Re: “But the military culture that Dowding had to shatter to save Britain was a minor hurdle compared to the global perpetual growth culture, pervasive for a few hundred years and especially entrenched since World War II.”
I know that the growth ideology has seen its most extreme expression since the industrial revolution, but it seems to me that the growth-seeking character of human behavior extends back to our earliest life as a species and is characteristic of our nature. Our expansion since our near extinction at the surmised level of 2000 individuals demonstrates this growth behavior. Our behavior over the past couple of hundred years is not an anomaly of type, only of degree.
Re: “Many in the British military and public were convinced of the German threat by 1936, just as many today realize that population growth, overconsumption by the rich, and resultant abuse of the environment threaten the human future.”
This does not seem to me an accurate analogy. The many convinced of the German threat in 1936 were of a different proportion. The weight of concern regarding today’s crisis does not proportionally measure against that of the pre-war period regarding that impending crisis. Further, those who were convinced of the German threat in 1936 had more leverage to prepare and influence than that held by those convinced today of the climate threat we face.

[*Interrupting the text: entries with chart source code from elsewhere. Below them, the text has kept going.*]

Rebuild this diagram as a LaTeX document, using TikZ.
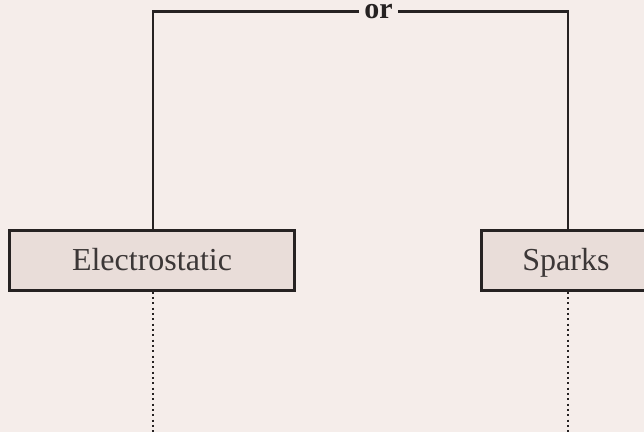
\documentclass[tikz,border=0pt]{standalone}
\usepackage{fontspec}
\setmainfont{Liberation Serif}
\usepackage{tikz}
\usetikzlibrary{positioning}
\usepackage{xcolor}

\definecolor{paper}{RGB}{245,237,234}
\definecolor{boxfill}{RGB}{233,221,217}
\definecolor{ink}{RGB}{38,34,34}
\definecolor{textgray}{RGB}{60,55,55}

\begin{document}
\begin{tikzpicture}[
    x=1pt, y=-1pt,
    font=\fontsize{32}{38}\selectfont,
    box/.style={draw=ink, line width=2.6pt, fill=boxfill, text=textgray,
                minimum height=60pt, text height=21.2pt, text depth=0pt,
                inner sep=0pt, align=center},
    orlabel/.style={font=\fontsize{30}{36}\selectfont\bfseries, text=ink,
                    text height=13.8pt, text depth=0pt, inner xsep=5pt,
                    inner ysep=0pt},
    link/.style={draw=ink, line width=2.6pt},
    dotline/.style={draw=ink, line width=2pt, dash pattern=on 2pt off 3.33pt}
]

\fill[paper] (0,0) rectangle (644,432);
\useasboundingbox (0,0) rectangle (644,432);

% --- the two boxes ---
\node[box, minimum width=284.7pt] (elec) at (152,260.3) {Electrostatic};
\node[box, minimum width=169.4pt] (sparks) at (566,260.3) {Sparks};

% --- the "or" join ---
\node[orlabel] (or) at (378.5,11.5) {or};
\coordinate (electop) at (153,0 |- elec.north);
\coordinate (sparkstop) at (568,0 |- sparks.north);

\draw[link] (or.west) -| (electop);
\draw[link] (or.east) -| (sparkstop);

% --- dotted continuations ---
\coordinate (elecend) at (153,432);
\coordinate (sparksend) at (568,432);
\draw[dotline] (elec.south -| elecend) -- (elecend);
\draw[dotline] (sparks.south -| sparksend) -- (sparksend);

\end{tikzpicture}
\end{document}
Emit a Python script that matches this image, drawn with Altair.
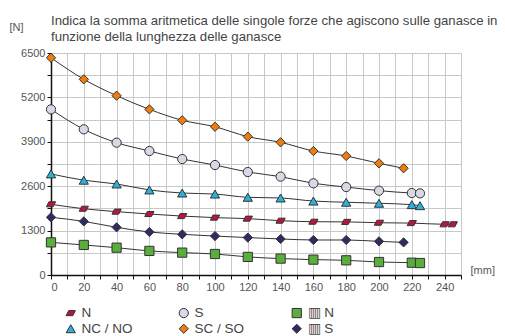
import altair as alt
import pandas as pd

# ---- data ----
series_names = ["N", "NC / NO", "S", "SC / SO", "▥ N", "▥ S"]
series_colors = ["#b8163c", "#2cb1da", "#d9d9e6", "#f07c0c", "#5aae3c", "#2f2b63"]
series_shapes = [
    "M-0.45,-0.55L1,-0.55L0.45,0.55L-1,0.55Z",
    "triangle-up",
    "circle",
    "diamond",
    "square",
    "diamond",
]

x_N = [0, 20, 40, 60, 80, 100, 120, 140, 160, 180, 200, 220, 240, 245]
y_N = [2070, 1940, 1855, 1785, 1725, 1680, 1650, 1590, 1560, 1555, 1530, 1520, 1485, 1485]

x_S = [0, 20, 40, 60, 80, 100, 120, 140, 160, 180, 200, 220, 225]
y_S = [4850, 4265, 3875, 3630, 3395, 3220, 3015, 2880, 2685, 2575, 2470, 2400, 2390]

x_NC = [0, 20, 40, 60, 80, 100, 120, 140, 160, 180, 200, 220, 225]
y_NC = [2960, 2775, 2665, 2490, 2400, 2370, 2275, 2255, 2165, 2130, 2100, 2060, 2030]

x_SC = [0, 20, 40, 60, 80, 100, 120, 140, 160, 180, 200, 215]
y_SC = [6360, 5730, 5250, 4850, 4530, 4340, 4050, 3885, 3630, 3485, 3270, 3125]

x_SprN = [0, 20, 40, 60, 80, 100, 120, 140, 160, 180, 200, 220, 225]
y_SprN = [955, 880, 800, 705, 655, 615, 530, 480, 450, 430, 380, 360, 350]

x_SprS = [0, 20, 40, 60, 80, 100, 120, 140, 160, 180, 200, 215]
y_SprS = [1690, 1570, 1395, 1260, 1190, 1140, 1095, 1055, 1025, 1025, 985, 955]

x_ticks = list(range(0, 251, 10))
y_ticks = list(range(0, 6501, 650))

title_lines = [
    "Indica la somma aritmetica delle singole forze che agiscono sulle ganasce in",
    "funzione della lunghezza delle ganasce",
]

# ---- long table ----
rows = []
for name, xs, ys in [
    ("N", x_N, y_N),
    ("S", x_S, y_S),
    ("NC / NO", x_NC, y_NC),
    ("SC / SO", x_SC, y_SC),
    ("▥ N", x_SprN, y_SprN),
    ("▥ S", x_SprS, y_SprS),
]:
    for i, (xv, yv) in enumerate(zip(xs, ys)):
        rows.append({"series": name, "mm": xv, "force": yv, "idx": i})
df = pd.DataFrame(rows)

FONT = "Liberation Sans"

x_enc = alt.X(
    "mm:Q",
    scale=alt.Scale(domain=[0, 250], nice=False, zero=False),
    axis=alt.Axis(
        values=x_ticks,
        labelExpr="datum.value % 20 == 0 ? datum.label : ''",
        title="[mm]",
        titleAngle=0,
        titleX=419,
        titleY=-5,
        titleAlign="left",
        titleBaseline="middle",
    ),
)
y_enc = alt.Y(
    "force:Q",
    scale=alt.Scale(domain=[0, 6500], nice=False),
    axis=alt.Axis(
        values=y_ticks,
        format="d",
        labelExpr="datum.value % 1300 == 0 ? datum.label : ''",
        title="[N]",
        titleAngle=0,
        titleX=-42,
        titleY=-26,
        titleAlign="left",
        titleBaseline="middle",
    ),
)

lines = alt.Chart(df).mark_line(
    color="#333333", strokeWidth=1, interpolate="monotone"
).encode(x=x_enc, y=y_enc, detail="series:N", order="idx:Q")

legend_cfg = dict(
    title=None,
    orient="none",
    legendX=13,
    legendY=253,
    columns=3,
    gridAlign="all",
    columnPadding=44,
    rowPadding=1,
    padding=0,
    symbolSize=85,
    symbolStrokeColor="#333333",
    symbolStrokeWidth=1,
    labelFontSize=13.5,
    labelColor="#444444",
    labelFont=FONT,
    labelOffset=4,
)

points = alt.Chart(df).mark_point(
    filled=True, size=85, stroke="#333333", strokeWidth=1, opacity=1
).encode(
    x=x_enc,
    y=y_enc,
    color=alt.Color(
        "series:N",
        scale=alt.Scale(domain=series_names, range=series_colors),
        legend=alt.Legend(**legend_cfg),
    ),
    shape=alt.Shape(
        "series:N",
        scale=alt.Scale(domain=series_names, range=series_shapes),
        legend=alt.Legend(**legend_cfg),
    ),
)

chart = (
    alt.layer(lines, points)
    .properties(
        width=410,
        height=222,
        autosize=alt.AutoSizeParams(type="none"),
        padding={"left": 43, "top": 45, "right": 36, "bottom": 61},
        title=alt.TitleParams(
            text=title_lines,
            anchor="start",
            frame="group",
            fontSize=13.2,
            fontWeight="normal",
            color="#444444",
            font=FONT,
            lineHeight=16,
            offset=-23,
        ),
    )
    .configure_view(stroke=None)
    .configure_axis(
        grid=True,
        gridColor="#c8c8c8",
        gridWidth=1,
        domainColor="#111111",
        domainWidth=1.5,
        tickColor="#111111",
        tickSize=4,
        labelColor="#555555",
        labelFontSize=11,
        labelFont=FONT,
        titleColor="#555555",
        titleFontSize=11,
        titleFontWeight="normal",
        titleFont=FONT,
        labelPadding=2,
    )
)

chart.save("out.html", embed_options={"renderer": "svg", "actions": False})
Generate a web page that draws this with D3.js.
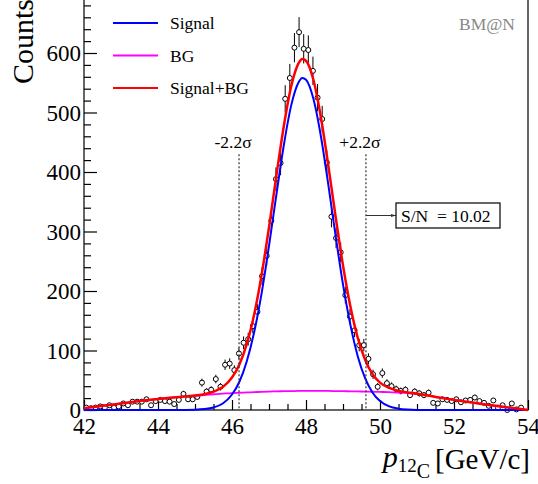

“But in Britain in 1936 there were no well-financed, well-organized interests working on many fronts to obfuscate the situation.”
I don’t think the well-financed and well-organized interests working to obfuscate the situation currently are the primary problem, though certainly they are a significant problem. More accurate information countering the obfuscation is abundant and prevalent through many media venues. It seems to me that there exist a set of psychological, social, and economic barriers to taking in the information that explain our lack of sufficient action, and that the well-financed and well-organized interests are expressions in themselves of those psychological, social, and economic barriers. We find ourselves in an unprecedented circumstance that is the product of behavioral patterns that stretch back millennia. The psychological and behavioral shifts required are supremely difficult, at least to accomplish on an historical dime. The change necessary, in the time frame that appears required, is outside our group experience to date. We see the ultimate tragedy of the commons requiring what will seem to most of us as draconian regulation. And that regulation must be trans-jurisdictional and encompass all jurisdictions. At the moment, we don’t have the socio-political structures in place to set or enforce those regulations, as is so painfully apparent in the attempts at international climate change negotiations.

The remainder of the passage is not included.